I agree that what is even more puzzling in the D-S ratio is that it is of course equal to something that does only depend on the prior measure (the Bayes factor) but rewritten in a form which involve a ratio of densities! This is what I understood as your original concern.

Regarding my last comment, I did not expect the author of ‘The Bayesian choice’ to justify Bayes factors other than by the mere fact that they are Bayes factors! But my question was more to know whether this D-S ratio could be related to usual frequentist tests of equality when the sample size is large (in saying that it could perhaps be related to Wald test, I did miss however the fact that there was a nuisance parameter even under the null, so the situation is probably a bit more complicated here).

September 25, 2009 at 8:48 pm

Ok, dude, I now see your points. Actually, following your comments and a long Skype discussion with Jean-Michel from Helsingin, I modified rather seriously the description of my points about the D-S ratio representation, since they were obviously confusing… You have completely summarised my feelings about the D-S representation! Something absurd from a mathematical perspective, unless one imposes constraints that are unrelated with measure-theory. I still fail to see the connection with Wald tests, because again this is a Bayes factor and you cannot look at it as a likelihood ratio. Maybe at best as a profile likelihood ratio?

September 25, 2009 at 2:59 pm

I believe that your criticism of the Dickey-Savage ratio is basically the same that is often raised against the MAP estimator: Both the MAP estimator and the D-S ratio are clearly meaningful ideas when the parameter is discrete, but for continuous parameters it is much less clear. Indeed, there are examples where the MAP estimator has unpleasant properties and I would expect some cases where the D-S ratio gives unexpected results as well.

This being said, the MAP estimator has a reassuring behavior when the sample size is large in that it is equivalent to the maximum likelihood estimator and hence consistent, etc. Do similar results exists for the D-S ratio? Unsurprisingly, I would expect this to be equivalent to the Wald test but has this been shown formally?

September 25, 2009 at 5:14 pm

Sorry, dude!, but I somehow disagree with your association of the MAP estimator with the Dickey-Savage ratio: the former is dependent on the dominating measure associated with the prior density and not so much on the version of this density (since removing a set of measure zero almost surely does not change the MAP estimate), while the Dickey-Savage ratio paradox is strictly related with the non-unicity of the density over a set of measure zero. Changing the dominating measure keeps the ratio the same.

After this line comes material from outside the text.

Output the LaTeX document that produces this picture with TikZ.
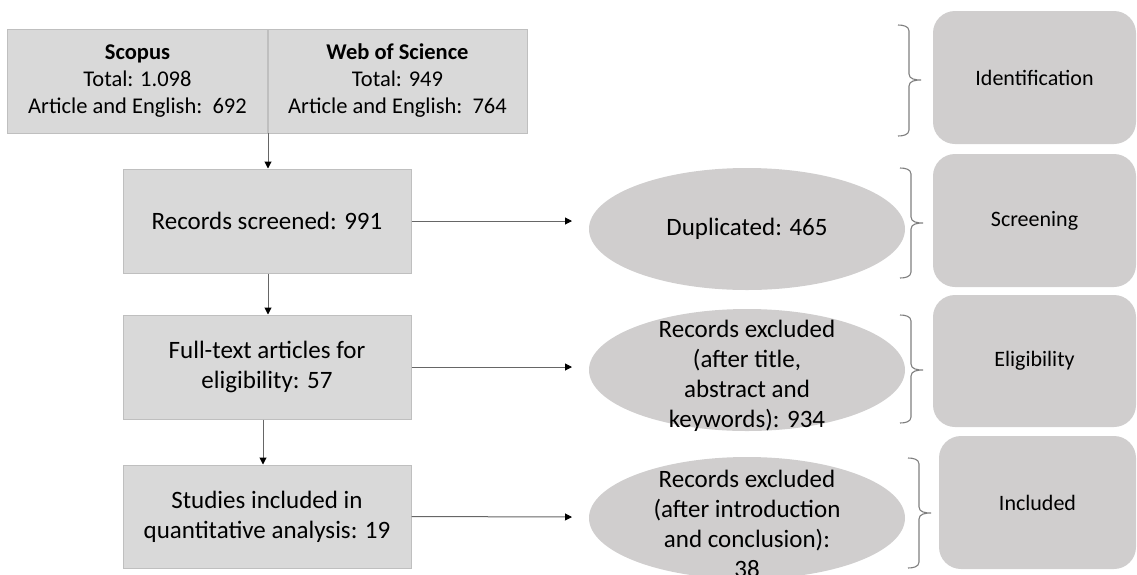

Furthermore, I do not understand your second point. The Dickey-Savage ratio is the Bayes factor, hence it does not have any specific inferential property. It simply proposes a particular representation of the Bayes factor in terms of the prior/posterior under the alternative hypothesis. The Bayes factor being consistent, so is the Dickey-Savage ratio representation… As you rightly point out, the problem vanishes in discrete settings. To make the Dickey-Savage ratio work in continuous settings, I think imposing to the prior and posterior densities both to be continuous should be sufficient if the parameter space is connected.

In a very few days, I hope this will become clearer with the note we are completing on this (the R programme for the example is written and working). The implementation of the modified Gibbs sampler is straightforward and the numerical results coincide with other approximations to the Bayes factor, like Chib’s and the harmonic ones.